Bryan Do, the founder of Korean distillery Three Societies, says the introduction of clickand‐collect via the Smart Order policy in 2020 has “made high‐end spirits more accessible to consumers”. At the start of 2023, three Societies released the first South Korean single malt whisky, called Ki One (40% ABV). The producer also introduced its Cask Strength whisky (57.7% ABV). A single malt gin, Jung One, is also in the works. Do notes two key trends influencing consumer drinking habits in South Korea: premiumisation and lower‐ABV spirits.

Ki One
Three Societies’ Ki One is South Korea’s first single malt

“Many people are looking to enjoy and ‘flex’ through social media when drinking, so the premium bottles are being sought after more,” Do adds, and says consumers in their 20s and 30s are increasingly seeking something new, whether it be from local or imported brands. “With an increasing focus on health, many people are trending towards drinking better quality products in a lesser amount.” He notes how the soju market in South Korea is “very competitive”, but less so for Western spirits. “The local market is less aware of these spirits, such as gin, brandy, or Cognac. However, since whisky is ubiquitous, imported single malt whisky is very competitive.”

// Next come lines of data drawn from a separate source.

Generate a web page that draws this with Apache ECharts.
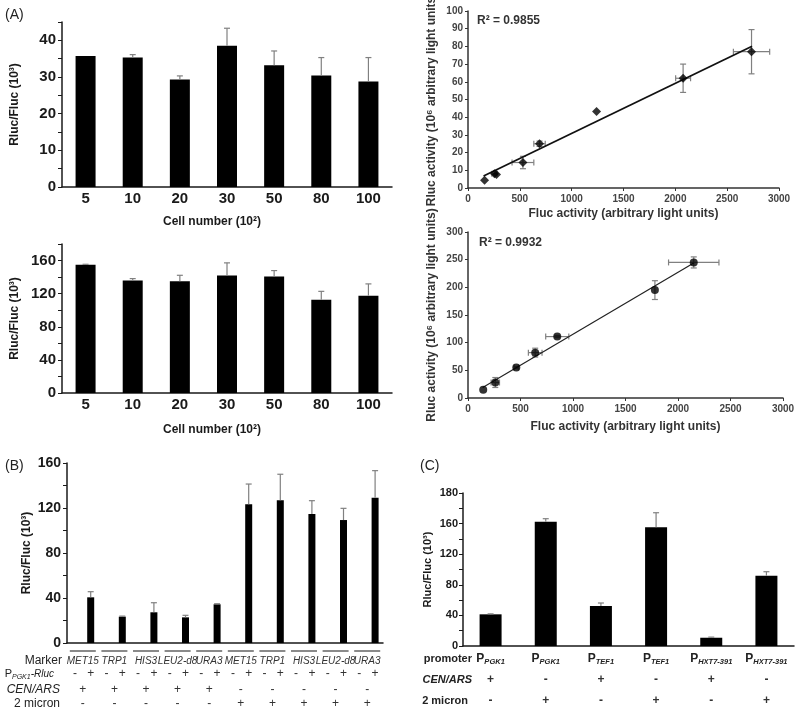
<!DOCTYPE html>
<html><head><meta charset="utf-8">
<script src="https://cdn.jsdelivr.net/npm/echarts@6/dist/echarts.min.js"></script>
<style>html,body{margin:0;padding:0;background:#fff}#c{width:800px;height:714px}</style>
</head><body><div id="c"></div>
<script>
// ---------- data ----------
const cellNumbers = ['5', '10', '20', '30', '50', '80', '100'];
const a1Mean = [35.7, 35.3, 29.3, 38.5, 33.2, 30.4, 28.8];
const a1Err  = [0.0, 0.8, 1.0, 4.8, 3.9, 4.9, 6.5];
const a2Mean = [154.8, 135.8, 135.0, 141.8, 140.6, 112.7, 117.6];
const a2Err  = [0.7, 2.4, 7.2, 15.4, 7.3, 10.1, 14.2];

const a3X    = [160, 255, 275, 530, 690, 1240, 2075, 2735];
const a3Y    = [4.4, 8.0, 7.6, 14.4, 25.0, 43.2, 62.0, 77.0];
const a3XErr = [0, 25, 0, 105, 55, 0, 72, 175];
const a3YErr = [0, 0, 0, 3.5, 1.5, 0, 8, 12.5];
const a3TrendX = [150, 2740];
const a3TrendY = [6.8, 80.1];

const a4X    = [145, 260, 460, 640, 850, 1780, 2150];
const a4Y    = [15, 28, 55, 82, 111, 195, 245];
const a4XErr = [0, 40, 20, 65, 110, 0, 240];
const a4YErr = [0, 9, 2, 8, 2, 17, 10];
const a4TrendX = [140, 2150];
const a4TrendY = [19, 244];

const markers = ['MET15', 'TRP1', 'HIS3', 'LEU2-d8', 'URA3', 'MET15', 'TRP1', 'HIS3', 'LEU2-d8', 'URA3'];
const bMean = [40.6, 23.4, 27.3, 22.8, 34.4, 123.3, 127.0, 114.7, 109.3, 129.2];
const bErr  = [5.0, 0.5, 8.5, 1.8, 0.5, 18.0, 23.0, 11.8, 10.4, 24.0];
const bPgkRluc = ['-', '+'];
const bCenArs = ['+', '+', '+', '+', '+', '-', '-', '-', '-', '-'];
const bTwoMicron = ['-', '-', '-', '-', '-', '+', '+', '+', '+', '+'];

const promoters = ['PGK1', 'PGK1', 'TEF1', 'TEF1', 'HXT7-391', 'HXT7-391'];
const cMean = [41.4, 162.5, 52.3, 155.2, 10.8, 91.9];
const cErr  = [0.6, 3.9, 3.9, 19.0, 0.8, 5.2];
const cCenArs = ['+', '-', '+', '-', '+', '-'];
const cTwoMicron = ['-', '+', '-', '+', '-', '+'];
const cYTickValues = [0, 40, 80, 120, 160, 200];
const cYTickLabels = ['0', '40', '80', '120', '160', '180'];

// ---------- helpers ----------
const FONT = 'Liberation Sans';
const INK = '#1a1a1a';
const ERR = '#808080';

function barErr(params, api) {
  const x = api.value(0), m = api.value(1), e = api.value(2);
  if (!e) return null;
  const p0 = api.coord([x, m]), p1 = api.coord([x, m + e]);
  const cap = 3;
  return { type: 'group', children: [
    { type: 'line', shape: { x1: p0[0], y1: p0[1], x2: p1[0], y2: p1[1] }, style: { stroke: ERR, lineWidth: 1.2 } },
    { type: 'line', shape: { x1: p1[0] - cap, y1: p1[1], x2: p1[0] + cap, y2: p1[1] }, style: { stroke: ERR, lineWidth: 1.2 } }
  ]};
}
function xyErr(params, api) {
  const x = api.value(0), y = api.value(1), ex = api.value(2), ey = api.value(3);
  const cap = 3, ch = [];
  const st = { stroke: ERR, lineWidth: 1.2 };
  if (ex) {
    const a = api.coord([x - ex, y]), b = api.coord([x + ex, y]);
    ch.push({ type: 'line', shape: { x1: a[0], y1: a[1], x2: b[0], y2: b[1] }, style: st });
    ch.push({ type: 'line', shape: { x1: a[0], y1: a[1] - cap, x2: a[0], y2: a[1] + cap }, style: st });
    ch.push({ type: 'line', shape: { x1: b[0], y1: b[1] - cap, x2: b[0], y2: b[1] + cap }, style: st });
  }
  if (ey) {
    const a = api.coord([x, y - ey]), b = api.coord([x, y + ey]);
    ch.push({ type: 'line', shape: { x1: a[0], y1: a[1], x2: b[0], y2: b[1] }, style: st });
    ch.push({ type: 'line', shape: { x1: a[0] - cap, y1: a[1], x2: a[0] + cap, y2: a[1] }, style: st });
    ch.push({ type: 'line', shape: { x1: b[0] - cap, y1: b[1], x2: b[0] + cap, y2: b[1] }, style: st });
  }
  return { type: 'group', children: ch };
}
function catX(gi, data, fontSize) {
  return { type: 'category', gridIndex: gi, data: data,
    axisLine: { lineStyle: { color: INK, width: 1.5 } }, axisTick: { show: false },
    axisLabel: { show: !!fontSize, interval: 0, fontFamily: FONT, fontWeight: 'bold', fontSize: fontSize || 12, color: INK, margin: 4 } };
}
function barY(gi, max, step, labelEvery, fontSize, name, nameGap, nameSize) {
  return { type: 'value', gridIndex: gi, min: 0, max: max, interval: step,
    splitLine: { show: false },
    axisLine: { show: true, lineStyle: { color: INK, width: 1.5 } },
    axisTick: { show: true, length: 4, lineStyle: { color: INK, width: 1 } },
    axisLabel: { fontFamily: FONT, fontWeight: 'bold', fontSize: fontSize, color: INK, margin: 6,
      formatter: v => (v % labelEvery === 0 ? String(v) : '') },
    name: name, nameLocation: 'middle', nameGap: nameGap,
    nameTextStyle: { fontFamily: FONT, fontWeight: 'bold', fontSize: nameSize, color: INK } };
}
function valAxis(gi, max, step, name, nameGap, isY) {
  return { type: 'value', gridIndex: gi, min: 0, max: max, interval: step,
    splitLine: { show: false },
    axisLine: { show: true, onZero: false, lineStyle: { color: '#333', width: 1.5 } },
    axisTick: { show: true, length: 3, lineStyle: { color: '#333' } },
    axisLabel: { fontFamily: FONT, fontWeight: 'bold', fontSize: 10, color: '#444', margin: isY ? 5 : 6,
      formatter: v => String(v) },
    name: name, nameLocation: 'middle', nameGap: nameGap,
    nameTextStyle: { fontFamily: FONT, fontWeight: 'bold', fontSize: 12, color: '#333' } };
}
function rowAxis(gi, data, offset, label, name, nameGap, nameStyle) {
  return { type: 'category', gridIndex: gi, data: data, position: 'bottom', offset: offset,
    axisLine: { show: false }, axisTick: { show: false },
    axisLabel: Object.assign({ interval: 0, margin: 0, verticalAlign: 'middle', fontFamily: FONT, color: '#333' }, label),
    name: name || '', nameLocation: 'start', nameGap: nameGap || 0,
    nameTextStyle: Object.assign({ fontFamily: FONT, color: '#222', verticalAlign: 'middle' }, nameStyle || {}) };
}

const bCols = markers.flatMap(() => bPgkRluc);
const bBarData = markers.flatMap((m, i) => ['-', bMean[i]]);
const bErrData = bMean.map((m, i) => [2 * i + 1, m, bErr[i]]);

const subRich = {
  p: { fontFamily: FONT, fontSize: 11, lineHeight: 13, color: '#222' },
  s: { fontFamily: FONT, fontSize: 7, fontStyle: 'italic', lineHeight: 7, verticalAlign: 'bottom', color: '#222' },
  i: { fontFamily: FONT, fontSize: 10, fontStyle: 'italic', lineHeight: 13, color: '#222' }
};
const subRichBold = {
  p: { fontFamily: FONT, fontSize: 12, fontWeight: 'bold', lineHeight: 14, color: '#222' },
  s: { fontFamily: FONT, fontSize: 7.5, fontWeight: 'bold', fontStyle: 'italic', lineHeight: 8, verticalAlign: 'bottom', color: '#222' }
};

const option = {
  animation: false,
  backgroundColor: '#fff',
  textStyle: { fontFamily: FONT },
  grid: [
    { left: 62, top: 22, width: 330, height: 165, outerBoundsMode: 'none' },
    { left: 62, top: 244, width: 330, height: 149, outerBoundsMode: 'none' },
    { left: 468, top: 11, width: 311, height: 177, outerBoundsMode: 'none' },
    { left: 468, top: 232, width: 315, height: 166, outerBoundsMode: 'none' },
    { left: 67, top: 463, width: 316, height: 180, outerBoundsMode: 'none' },
    { left: 463, top: 493, width: 331, height: 153, outerBoundsMode: 'none' }
  ],
  xAxis: [
    Object.assign(catX(0, cellNumbers, 15), { name: 'Cell number (10²)', nameLocation: 'middle', nameGap: 29,
      nameTextStyle: { fontFamily: FONT, fontWeight: 'bold', fontSize: 12, color: INK, padding: [0, 30, 0, 0] } }),
    Object.assign(catX(1, cellNumbers, 15), { name: 'Cell number (10²)', nameLocation: 'middle', nameGap: 31,
      nameTextStyle: { fontFamily: FONT, fontWeight: 'bold', fontSize: 12, color: INK, padding: [0, 30, 0, 0] } }),
    valAxis(2, 3000, 500, 'Fluc activity (arbitrary light units)', 20, false),
    valAxis(3, 3000, 500, 'Fluc activity (arbitrary light units)', 23, false),
    catX(4, bCols, 0),
    rowAxis(4, markers, 8, { formatter: () => '{l| }', rich: { l: { width: 26, height: 2, lineHeight: 2, fontSize: 2, backgroundColor: '#8a8a8a' } } }),
    rowAxis(4, markers, 18, { fontSize: 10, fontStyle: 'italic' }, 'Marker', 5, { fontSize: 12 }),
    rowAxis(4, bCols, 31, { fontSize: 12 }, '{p|P}{s|PGK1}{i|-Rluc}', 13, { rich: subRich }),
    rowAxis(4, bCenArs, 47, { fontSize: 12 }, 'CEN/ARS', 7, { fontSize: 12, fontStyle: 'italic' }),
    rowAxis(4, bTwoMicron, 61, { fontSize: 12 }, '2 micron', 7, { fontSize: 12 }),
    catX(5, promoters, 0),
    rowAxis(5, promoters, 13, { formatter: v => '{p|P}{s|' + v + '}', rich: subRichBold }, 'promoter', -9, { fontSize: 11, fontWeight: 'bold' }),
    rowAxis(5, cCenArs, 34, { fontSize: 12, fontWeight: 'bold' }, 'CEN/ARS', -9, { fontSize: 11, fontWeight: 'bold', fontStyle: 'italic' }),
    rowAxis(5, cTwoMicron, 55, { fontSize: 12, fontWeight: 'bold' }, '2 micron', -5, { fontSize: 11, fontWeight: 'bold' })
  ],
  yAxis: [
    barY(0, 45, 5, 10, 15, 'Rluc/Fluc (10³)', 41, 12),
    barY(1, 180, 20, 40, 15, 'Rluc/Fluc (10³)', 41, 12),
    valAxis(2, 100, 10, 'Rluc activity (10⁶ arbitrary light units)', 30, true),
    valAxis(3, 300, 50, 'Rluc activity (10⁶ arbitrary light units)', 30, true),
    barY(4, 160, 20, 40, 14, 'Rluc/Fluc (10³)', 34, 12),
    Object.assign(barY(5, 200, 20, 40, 11, 'Rluc/Fluc (10³)', 30, 11), {
      axisLabel: { fontFamily: FONT, fontWeight: 'bold', fontSize: 11, color: INK, margin: 5,
        formatter: v => { const k = cYTickValues.indexOf(v); return k >= 0 ? cYTickLabels[k] : ''; } } })
  ],
  series: [
    { type: 'bar', xAxisIndex: 0, yAxisIndex: 0, data: a1Mean, barWidth: 20, itemStyle: { color: '#000' } },
    { type: 'custom', xAxisIndex: 0, yAxisIndex: 0, renderItem: barErr, data: a1Mean.map((m, i) => [i, m, a1Err[i]]), encode: { x: 0, y: 1 }, z: 3 },
    { type: 'bar', xAxisIndex: 1, yAxisIndex: 1, data: a2Mean, barWidth: 20, itemStyle: { color: '#000' } },
    { type: 'custom', xAxisIndex: 1, yAxisIndex: 1, renderItem: barErr, data: a2Mean.map((m, i) => [i, m, a2Err[i]]), encode: { x: 0, y: 1 }, z: 3 },

    { type: 'custom', xAxisIndex: 2, yAxisIndex: 2, renderItem: xyErr, data: a3X.map((x, i) => [x, a3Y[i], a3XErr[i], a3YErr[i]]), encode: { x: 0, y: 1 }, z: 2 },
    { type: 'line', xAxisIndex: 2, yAxisIndex: 2, data: a3TrendX.map((x, i) => [x, a3TrendY[i]]), showSymbol: false, lineStyle: { color: '#111', width: 1.8 }, z: 3 },
    { type: 'scatter', xAxisIndex: 2, yAxisIndex: 2, data: a3X.map((x, i) => [x, a3Y[i]]), symbol: 'diamond', symbolSize: 9, itemStyle: { color: '#000' }, z: 4 },

    { type: 'custom', xAxisIndex: 3, yAxisIndex: 3, renderItem: xyErr, data: a4X.map((x, i) => [x, a4Y[i], a4XErr[i], a4YErr[i]]), encode: { x: 0, y: 1 }, z: 2 },
    { type: 'line', xAxisIndex: 3, yAxisIndex: 3, data: a4TrendX.map((x, i) => [x, a4TrendY[i]]), showSymbol: false, lineStyle: { color: '#222', width: 1.2 }, z: 3 },
    { type: 'scatter', xAxisIndex: 3, yAxisIndex: 3, data: a4X.map((x, i) => [x, a4Y[i]]), symbol: 'circle', symbolSize: 8, itemStyle: { color: '#000' }, z: 4 },

    { type: 'bar', xAxisIndex: 4, yAxisIndex: 4, data: bBarData, barWidth: 7, itemStyle: { color: '#000' } },
    { type: 'custom', xAxisIndex: 4, yAxisIndex: 4, renderItem: barErr, data: bErrData, encode: { x: 0, y: 1 }, z: 3 },

    { type: 'bar', xAxisIndex: 10, yAxisIndex: 5, data: cMean, barWidth: 22, itemStyle: { color: '#000' } },
    { type: 'custom', xAxisIndex: 10, yAxisIndex: 5, renderItem: barErr, data: cMean.map((m, i) => [i, m, cErr[i]]), encode: { x: 0, y: 1 }, z: 3 }
  ],
  graphic: [
    { type: 'text', left: 5, top: 8, style: { text: '(A)', fontFamily: FONT, fontSize: 14, fill: '#222' } },
    { type: 'text', left: 5, top: 459, style: { text: '(B)', fontFamily: FONT, fontSize: 14, fill: '#222' } },
    { type: 'text', left: 420, top: 459, style: { text: '(C)', fontFamily: FONT, fontSize: 14, fill: '#222' } },
    { type: 'text', left: 477, top: 15, style: { text: 'R² = 0.9855', fontFamily: FONT, fontWeight: 'bold', fontSize: 12, fill: '#333' } },
    { type: 'text', left: 479, top: 237, style: { text: 'R² = 0.9932', fontFamily: FONT, fontWeight: 'bold', fontSize: 12, fill: '#333' } }
  ]
};

const chart = echarts.init(document.getElementById('c'));
chart.setOption(option);
</script>
</body></html>
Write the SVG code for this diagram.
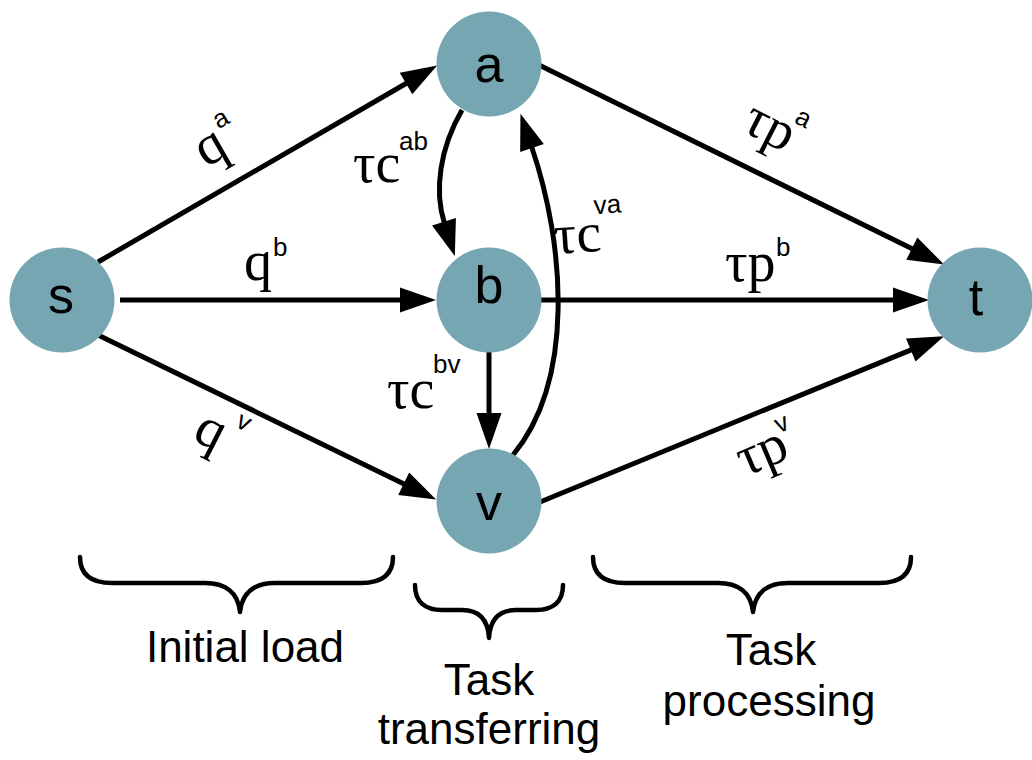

Taiwanese whisky brand Kavalan has also enjoyed recent success in South Korea, but from a different channel to Scotch and Irish. In 2022, its sales more than doubled with 169% growth, led by a 115% rise in travel retail. The brand credits South Korean movie Decision to Leave for its success. Created by South Korean director Park Chan‐wook, the film features a brief cameo from Kavalan Solist Oloroso Sherry.

“Exposing Kavalan as a whisky endorsed by celebrities positions it as a premium brand,” says Britney Chen, regional brand ambassador and global PR officer, Kavalan. It also helped to “minimise price‐increase issues, and created positive viral content”, Chen adds. “Consumers were introduced to Kavalan as a competitive brand that has excellent taste and a competitive price among major brands.”

Chen says South Korea has become one of Kavalan’s biggest export markets thanks to the “continued growth of Korean culture globally”. “As such, it likely to remain an important market, not only in Northeast Asia but also globally. We remain modest and cautiously optimistic about its potential for further growth in the Korean market, especially with the Sherry Cask series.”

Could South Korea be the next big spirits market in Asia? It is looking increasingly likely.